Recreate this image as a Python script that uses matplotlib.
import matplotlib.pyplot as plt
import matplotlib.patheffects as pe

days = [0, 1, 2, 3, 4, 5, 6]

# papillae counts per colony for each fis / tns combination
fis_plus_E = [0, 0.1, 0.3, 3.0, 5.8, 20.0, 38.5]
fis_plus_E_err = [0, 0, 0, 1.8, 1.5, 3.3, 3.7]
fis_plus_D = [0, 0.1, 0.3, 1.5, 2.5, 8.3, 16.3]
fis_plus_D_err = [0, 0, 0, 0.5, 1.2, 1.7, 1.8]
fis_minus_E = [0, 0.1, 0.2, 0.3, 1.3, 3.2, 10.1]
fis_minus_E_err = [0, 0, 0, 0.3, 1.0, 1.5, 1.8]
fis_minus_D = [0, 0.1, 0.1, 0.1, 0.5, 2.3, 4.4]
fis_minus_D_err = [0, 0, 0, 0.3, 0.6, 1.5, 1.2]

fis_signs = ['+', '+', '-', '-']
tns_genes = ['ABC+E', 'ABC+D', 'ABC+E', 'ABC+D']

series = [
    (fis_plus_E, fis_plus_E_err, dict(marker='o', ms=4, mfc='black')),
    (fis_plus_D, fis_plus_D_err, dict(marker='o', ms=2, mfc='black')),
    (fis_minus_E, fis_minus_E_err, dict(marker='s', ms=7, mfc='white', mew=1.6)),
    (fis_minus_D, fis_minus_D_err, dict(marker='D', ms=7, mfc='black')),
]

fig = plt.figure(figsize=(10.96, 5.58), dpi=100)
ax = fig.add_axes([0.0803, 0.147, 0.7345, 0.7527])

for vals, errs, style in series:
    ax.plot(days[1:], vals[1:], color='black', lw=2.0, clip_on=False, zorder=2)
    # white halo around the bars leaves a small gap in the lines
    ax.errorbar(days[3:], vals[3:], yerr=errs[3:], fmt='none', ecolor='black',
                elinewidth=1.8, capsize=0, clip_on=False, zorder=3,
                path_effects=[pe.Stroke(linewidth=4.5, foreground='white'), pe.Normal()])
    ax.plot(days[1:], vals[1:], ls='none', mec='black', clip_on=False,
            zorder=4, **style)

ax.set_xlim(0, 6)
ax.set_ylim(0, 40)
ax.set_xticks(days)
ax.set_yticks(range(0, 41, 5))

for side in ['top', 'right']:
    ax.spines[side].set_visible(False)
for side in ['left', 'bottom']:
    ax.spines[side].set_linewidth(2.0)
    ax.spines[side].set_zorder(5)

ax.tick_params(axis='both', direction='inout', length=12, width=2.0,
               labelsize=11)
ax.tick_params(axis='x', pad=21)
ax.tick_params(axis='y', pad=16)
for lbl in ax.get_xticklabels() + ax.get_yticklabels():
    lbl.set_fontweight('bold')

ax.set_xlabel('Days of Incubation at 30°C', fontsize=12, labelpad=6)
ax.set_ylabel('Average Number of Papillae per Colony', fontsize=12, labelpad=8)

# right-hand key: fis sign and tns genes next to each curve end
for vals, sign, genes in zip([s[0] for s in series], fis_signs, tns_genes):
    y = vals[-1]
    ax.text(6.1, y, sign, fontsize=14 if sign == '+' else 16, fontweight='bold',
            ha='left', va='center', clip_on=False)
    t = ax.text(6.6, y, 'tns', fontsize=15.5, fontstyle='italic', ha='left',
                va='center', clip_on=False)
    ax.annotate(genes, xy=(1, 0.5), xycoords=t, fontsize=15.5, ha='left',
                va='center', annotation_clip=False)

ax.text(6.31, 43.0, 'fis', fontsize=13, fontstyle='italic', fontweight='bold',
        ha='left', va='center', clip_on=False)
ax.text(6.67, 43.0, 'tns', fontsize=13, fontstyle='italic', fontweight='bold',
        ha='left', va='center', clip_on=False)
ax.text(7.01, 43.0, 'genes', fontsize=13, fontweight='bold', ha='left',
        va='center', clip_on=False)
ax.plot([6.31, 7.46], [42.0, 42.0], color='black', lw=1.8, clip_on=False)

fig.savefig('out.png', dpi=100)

• • • • • • •

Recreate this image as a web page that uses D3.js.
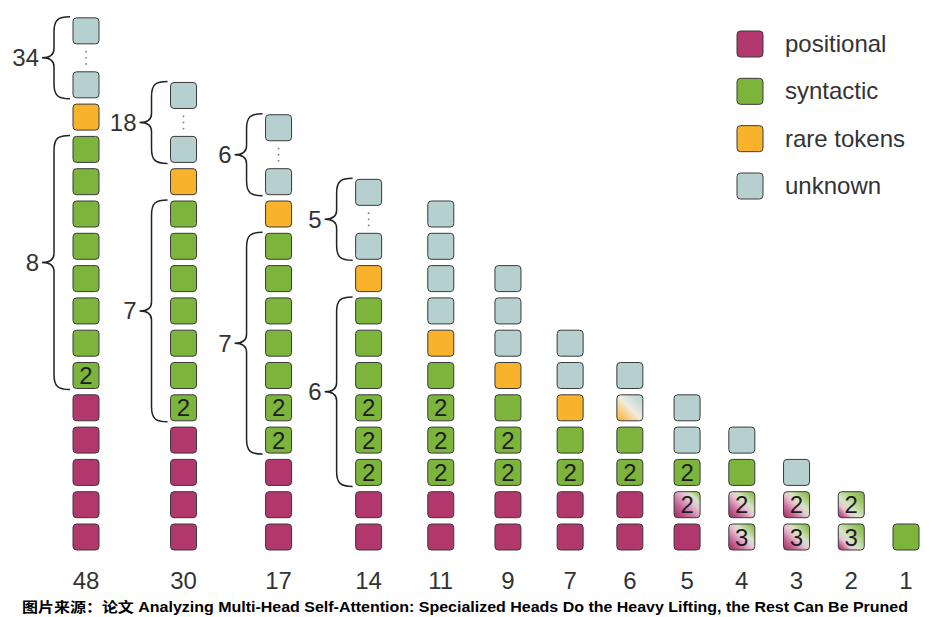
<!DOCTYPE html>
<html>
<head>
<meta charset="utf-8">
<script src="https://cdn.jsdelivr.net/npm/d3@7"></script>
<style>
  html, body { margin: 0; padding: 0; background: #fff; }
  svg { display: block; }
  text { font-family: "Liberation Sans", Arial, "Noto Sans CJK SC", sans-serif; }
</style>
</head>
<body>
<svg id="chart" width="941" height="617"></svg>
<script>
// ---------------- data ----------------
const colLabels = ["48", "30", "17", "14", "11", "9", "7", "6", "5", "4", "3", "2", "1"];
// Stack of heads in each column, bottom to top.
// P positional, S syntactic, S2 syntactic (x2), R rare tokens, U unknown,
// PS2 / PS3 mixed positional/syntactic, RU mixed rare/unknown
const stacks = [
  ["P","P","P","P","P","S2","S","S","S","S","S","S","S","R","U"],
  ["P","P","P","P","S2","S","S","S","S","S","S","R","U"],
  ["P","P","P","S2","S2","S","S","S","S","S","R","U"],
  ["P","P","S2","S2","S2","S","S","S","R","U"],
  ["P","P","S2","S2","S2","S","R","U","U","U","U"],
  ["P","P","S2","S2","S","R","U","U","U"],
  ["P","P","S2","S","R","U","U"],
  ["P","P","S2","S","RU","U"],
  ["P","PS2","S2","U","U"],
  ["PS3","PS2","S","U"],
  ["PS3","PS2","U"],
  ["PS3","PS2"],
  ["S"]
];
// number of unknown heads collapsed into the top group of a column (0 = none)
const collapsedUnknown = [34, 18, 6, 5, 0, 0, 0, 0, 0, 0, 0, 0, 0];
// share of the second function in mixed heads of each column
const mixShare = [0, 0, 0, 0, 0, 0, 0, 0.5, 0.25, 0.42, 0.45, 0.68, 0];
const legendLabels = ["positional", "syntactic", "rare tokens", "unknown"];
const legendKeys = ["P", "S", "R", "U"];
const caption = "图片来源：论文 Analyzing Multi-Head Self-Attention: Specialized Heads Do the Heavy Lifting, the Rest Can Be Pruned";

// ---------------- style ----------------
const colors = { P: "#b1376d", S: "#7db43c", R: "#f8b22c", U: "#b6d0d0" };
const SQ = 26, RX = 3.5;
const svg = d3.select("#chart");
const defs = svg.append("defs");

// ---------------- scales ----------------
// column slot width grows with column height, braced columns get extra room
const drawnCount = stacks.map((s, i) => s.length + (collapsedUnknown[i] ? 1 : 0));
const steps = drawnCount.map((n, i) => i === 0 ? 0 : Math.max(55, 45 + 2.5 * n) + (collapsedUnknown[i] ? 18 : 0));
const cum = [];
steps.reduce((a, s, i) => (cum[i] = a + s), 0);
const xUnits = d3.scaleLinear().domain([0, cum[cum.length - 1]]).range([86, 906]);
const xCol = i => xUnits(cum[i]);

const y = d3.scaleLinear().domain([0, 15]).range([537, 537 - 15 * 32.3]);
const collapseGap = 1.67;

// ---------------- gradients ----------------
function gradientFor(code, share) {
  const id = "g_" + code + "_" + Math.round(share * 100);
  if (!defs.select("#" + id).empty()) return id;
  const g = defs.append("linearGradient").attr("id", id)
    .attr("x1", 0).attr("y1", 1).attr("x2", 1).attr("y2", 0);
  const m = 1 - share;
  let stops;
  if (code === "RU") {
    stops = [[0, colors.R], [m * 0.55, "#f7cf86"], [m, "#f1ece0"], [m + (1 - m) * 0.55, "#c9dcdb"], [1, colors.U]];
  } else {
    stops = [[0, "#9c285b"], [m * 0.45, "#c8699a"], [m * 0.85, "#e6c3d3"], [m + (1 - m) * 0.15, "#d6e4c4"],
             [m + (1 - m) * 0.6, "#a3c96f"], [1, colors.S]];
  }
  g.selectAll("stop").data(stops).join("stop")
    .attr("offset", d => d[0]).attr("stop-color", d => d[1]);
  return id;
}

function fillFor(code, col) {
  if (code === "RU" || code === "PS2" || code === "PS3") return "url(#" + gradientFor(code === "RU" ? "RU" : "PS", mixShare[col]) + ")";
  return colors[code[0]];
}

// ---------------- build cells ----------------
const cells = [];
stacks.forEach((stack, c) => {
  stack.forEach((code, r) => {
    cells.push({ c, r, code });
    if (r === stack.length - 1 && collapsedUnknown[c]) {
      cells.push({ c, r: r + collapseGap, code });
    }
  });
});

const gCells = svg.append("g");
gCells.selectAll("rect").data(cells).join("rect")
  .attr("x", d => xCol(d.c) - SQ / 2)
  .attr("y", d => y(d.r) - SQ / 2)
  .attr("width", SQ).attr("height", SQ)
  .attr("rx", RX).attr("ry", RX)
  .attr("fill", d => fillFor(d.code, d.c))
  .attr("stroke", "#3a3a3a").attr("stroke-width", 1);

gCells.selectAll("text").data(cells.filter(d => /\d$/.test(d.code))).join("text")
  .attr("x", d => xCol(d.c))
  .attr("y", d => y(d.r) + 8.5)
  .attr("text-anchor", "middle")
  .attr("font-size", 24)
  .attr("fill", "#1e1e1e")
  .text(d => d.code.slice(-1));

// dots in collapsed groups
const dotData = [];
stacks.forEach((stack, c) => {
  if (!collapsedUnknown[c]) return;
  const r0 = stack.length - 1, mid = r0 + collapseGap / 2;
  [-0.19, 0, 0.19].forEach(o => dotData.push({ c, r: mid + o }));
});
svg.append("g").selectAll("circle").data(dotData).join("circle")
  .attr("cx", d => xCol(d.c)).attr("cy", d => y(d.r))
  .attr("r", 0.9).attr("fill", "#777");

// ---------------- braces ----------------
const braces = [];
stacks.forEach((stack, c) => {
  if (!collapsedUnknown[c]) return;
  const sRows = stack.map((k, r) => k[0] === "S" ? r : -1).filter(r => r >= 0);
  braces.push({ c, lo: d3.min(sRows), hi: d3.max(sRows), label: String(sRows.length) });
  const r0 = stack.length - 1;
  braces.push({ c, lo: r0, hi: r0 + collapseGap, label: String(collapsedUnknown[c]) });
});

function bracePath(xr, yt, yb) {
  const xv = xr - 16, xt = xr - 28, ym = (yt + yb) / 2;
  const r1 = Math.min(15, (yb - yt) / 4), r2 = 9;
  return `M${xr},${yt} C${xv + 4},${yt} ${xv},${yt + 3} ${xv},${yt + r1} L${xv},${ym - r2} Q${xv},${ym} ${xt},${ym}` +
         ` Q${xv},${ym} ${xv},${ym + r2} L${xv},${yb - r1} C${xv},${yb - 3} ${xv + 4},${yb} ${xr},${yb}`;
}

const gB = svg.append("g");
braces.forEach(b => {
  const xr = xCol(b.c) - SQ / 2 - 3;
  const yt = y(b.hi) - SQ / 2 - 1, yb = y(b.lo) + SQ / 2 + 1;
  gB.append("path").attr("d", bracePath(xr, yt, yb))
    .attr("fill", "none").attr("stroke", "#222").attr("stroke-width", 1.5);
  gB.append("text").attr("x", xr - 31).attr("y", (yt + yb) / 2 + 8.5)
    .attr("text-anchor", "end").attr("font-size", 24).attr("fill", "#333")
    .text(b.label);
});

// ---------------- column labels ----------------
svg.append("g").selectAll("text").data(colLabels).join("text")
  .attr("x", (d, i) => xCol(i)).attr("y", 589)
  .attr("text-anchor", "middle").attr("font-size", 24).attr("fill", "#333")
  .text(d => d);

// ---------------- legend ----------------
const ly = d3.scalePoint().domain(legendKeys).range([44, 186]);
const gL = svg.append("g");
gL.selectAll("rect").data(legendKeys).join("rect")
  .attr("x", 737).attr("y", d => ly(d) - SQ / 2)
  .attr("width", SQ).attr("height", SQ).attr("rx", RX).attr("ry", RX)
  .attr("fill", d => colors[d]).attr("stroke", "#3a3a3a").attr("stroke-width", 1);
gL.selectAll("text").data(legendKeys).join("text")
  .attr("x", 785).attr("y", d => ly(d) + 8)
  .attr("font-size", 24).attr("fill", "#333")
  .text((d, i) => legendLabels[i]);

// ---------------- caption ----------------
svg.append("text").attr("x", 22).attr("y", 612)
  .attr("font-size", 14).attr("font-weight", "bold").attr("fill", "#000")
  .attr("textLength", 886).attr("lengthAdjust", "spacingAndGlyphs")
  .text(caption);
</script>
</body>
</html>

• • • • • • •

* Written exercise
Extract verbatim only those lines that run from the line with "Recreate this image as a Python" to the line with "tns_genes = ['ABC+E', 'ABC+D', 'ABC+E', 'ABC+D']", inclusive.

* Task response
Recreate this image as a Python script that uses matplotlib.
import matplotlib.pyplot as plt
import matplotlib.patheffects as pe

days = [0, 1, 2, 3, 4, 5, 6]

# papillae counts per colony for each fis / tns combination
fis_plus_E = [0, 0.1, 0.3, 3.0, 5.8, 20.0, 38.5]
fis_plus_E_err = [0, 0, 0, 1.8, 1.5, 3.3, 3.7]
fis_plus_D = [0, 0.1, 0.3, 1.5, 2.5, 8.3, 16.3]
fis_plus_D_err = [0, 0, 0, 0.5, 1.2, 1.7, 1.8]
fis_minus_E = [0, 0.1, 0.2, 0.3, 1.3, 3.2, 10.1]
fis_minus_E_err = [0, 0, 0, 0.3, 1.0, 1.5, 1.8]
fis_minus_D = [0, 0.1, 0.1, 0.1, 0.5, 2.3, 4.4]
fis_minus_D_err = [0, 0, 0, 0.3, 0.6, 1.5, 1.2]

fis_signs = ['+', '+', '-', '-']
tns_genes = ['ABC+E', 'ABC+D', 'ABC+E', 'ABC+D']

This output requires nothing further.